Dicen que «el hábito no hace al monje, tan sólo lo distingue y le da personalidad». A pesar de ser canónigo, Pedro no necesitaba del roquete de mangas estrechas, ni del fúlgido resplandor de las casullas bordadas para hacerse respetar. No fue en Ceuta un cura al estilo antiguo, de permanentes uniformes oficiales, de perennes alzacuellos blancos y sotanas negras de carácter disuasorio o intimidatorio, sino un paterno, sincero y atractivo magisterio de la caridad y de la empatía, catedrático de la semántica popular y de la retórica esencial cristiana y humana que todo el mundo percibía, entendía, compartía y aplaudía.
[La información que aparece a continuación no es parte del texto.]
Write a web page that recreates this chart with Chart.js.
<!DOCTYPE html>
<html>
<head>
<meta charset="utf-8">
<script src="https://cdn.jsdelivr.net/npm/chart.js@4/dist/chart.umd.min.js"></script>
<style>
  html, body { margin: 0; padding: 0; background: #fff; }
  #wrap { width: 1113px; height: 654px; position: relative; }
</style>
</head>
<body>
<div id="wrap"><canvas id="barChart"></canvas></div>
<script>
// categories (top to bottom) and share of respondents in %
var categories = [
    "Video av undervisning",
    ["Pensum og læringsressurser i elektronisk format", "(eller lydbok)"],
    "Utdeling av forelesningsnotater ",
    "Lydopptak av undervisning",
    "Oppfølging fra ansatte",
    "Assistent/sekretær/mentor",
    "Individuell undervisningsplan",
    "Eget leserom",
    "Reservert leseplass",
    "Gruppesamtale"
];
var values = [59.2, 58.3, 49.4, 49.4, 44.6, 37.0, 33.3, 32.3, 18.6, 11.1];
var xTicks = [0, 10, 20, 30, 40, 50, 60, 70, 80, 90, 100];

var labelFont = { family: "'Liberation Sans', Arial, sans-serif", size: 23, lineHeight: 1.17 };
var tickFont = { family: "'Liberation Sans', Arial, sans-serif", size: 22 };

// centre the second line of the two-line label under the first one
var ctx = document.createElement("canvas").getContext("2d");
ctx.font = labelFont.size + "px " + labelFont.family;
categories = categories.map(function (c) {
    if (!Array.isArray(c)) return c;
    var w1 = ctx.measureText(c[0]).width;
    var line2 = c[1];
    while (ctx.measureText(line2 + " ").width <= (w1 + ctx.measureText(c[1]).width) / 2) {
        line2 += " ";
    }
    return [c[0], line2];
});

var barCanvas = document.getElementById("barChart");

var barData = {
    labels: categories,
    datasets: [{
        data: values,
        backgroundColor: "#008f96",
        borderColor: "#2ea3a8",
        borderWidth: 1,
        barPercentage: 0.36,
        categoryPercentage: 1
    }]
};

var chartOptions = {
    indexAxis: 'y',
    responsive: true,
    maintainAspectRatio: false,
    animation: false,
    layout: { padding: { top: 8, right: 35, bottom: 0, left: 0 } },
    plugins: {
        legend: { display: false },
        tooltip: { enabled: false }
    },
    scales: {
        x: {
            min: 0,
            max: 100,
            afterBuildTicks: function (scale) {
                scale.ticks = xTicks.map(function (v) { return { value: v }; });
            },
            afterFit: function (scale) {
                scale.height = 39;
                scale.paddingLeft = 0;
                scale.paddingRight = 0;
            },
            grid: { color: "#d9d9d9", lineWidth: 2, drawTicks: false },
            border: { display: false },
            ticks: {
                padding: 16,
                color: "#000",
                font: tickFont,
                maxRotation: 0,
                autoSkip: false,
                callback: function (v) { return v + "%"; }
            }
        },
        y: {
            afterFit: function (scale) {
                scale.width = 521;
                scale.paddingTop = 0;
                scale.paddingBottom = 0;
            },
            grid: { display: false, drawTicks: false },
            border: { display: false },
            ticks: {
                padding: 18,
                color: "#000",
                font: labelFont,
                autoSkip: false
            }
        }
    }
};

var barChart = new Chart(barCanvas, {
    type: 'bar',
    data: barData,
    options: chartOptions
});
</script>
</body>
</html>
En definitiva, Pedro Durán, fue en Ceuta, un sencillo y humilde cura de pueblo, un auténtico heraldo rural de la palabra de Dios, pero sobre todo una gran persona, con un alma terrenal que desbordaba humanidad por los cuatro costados. Que Dios le bendiga y le siga ayudando en su nuevo destino parroquial en la ciudad hermana de Algeciras, como ya lo hizo en Tarifa. Que Dios acompañe siempre a Pedro y a otros sacerdotes que quedaron atrás en nuestro camino, a aquellos que siempre cuidaron con humildad, cariño y lealtad, las semillas de su trigo parroquial. «Bienaventurados los humildes de corazón porque solo ellos heredaran la tierra» (Mt 5:5), incluidos nuestros montes y sobre todo nuestros fértiles valles. Y adaptando los versos de aquel que fue como yo su testigo, de aquellas golondrinas que nunca volverán, y como le dijo la rosa al trigo, os digo para terminar:
«Volverán del amor en nuestros oídos / sus palabras ardientes a sonar; / nuestro corazón abierto en vilo, / de su profundo sueño tal vez despertará; / pero mudo, absorto y de rodillas, / como se adora a Dios ante su altar, / como yo ellos nos quisieron; / desengáñate amigo, / nadie nos amará…».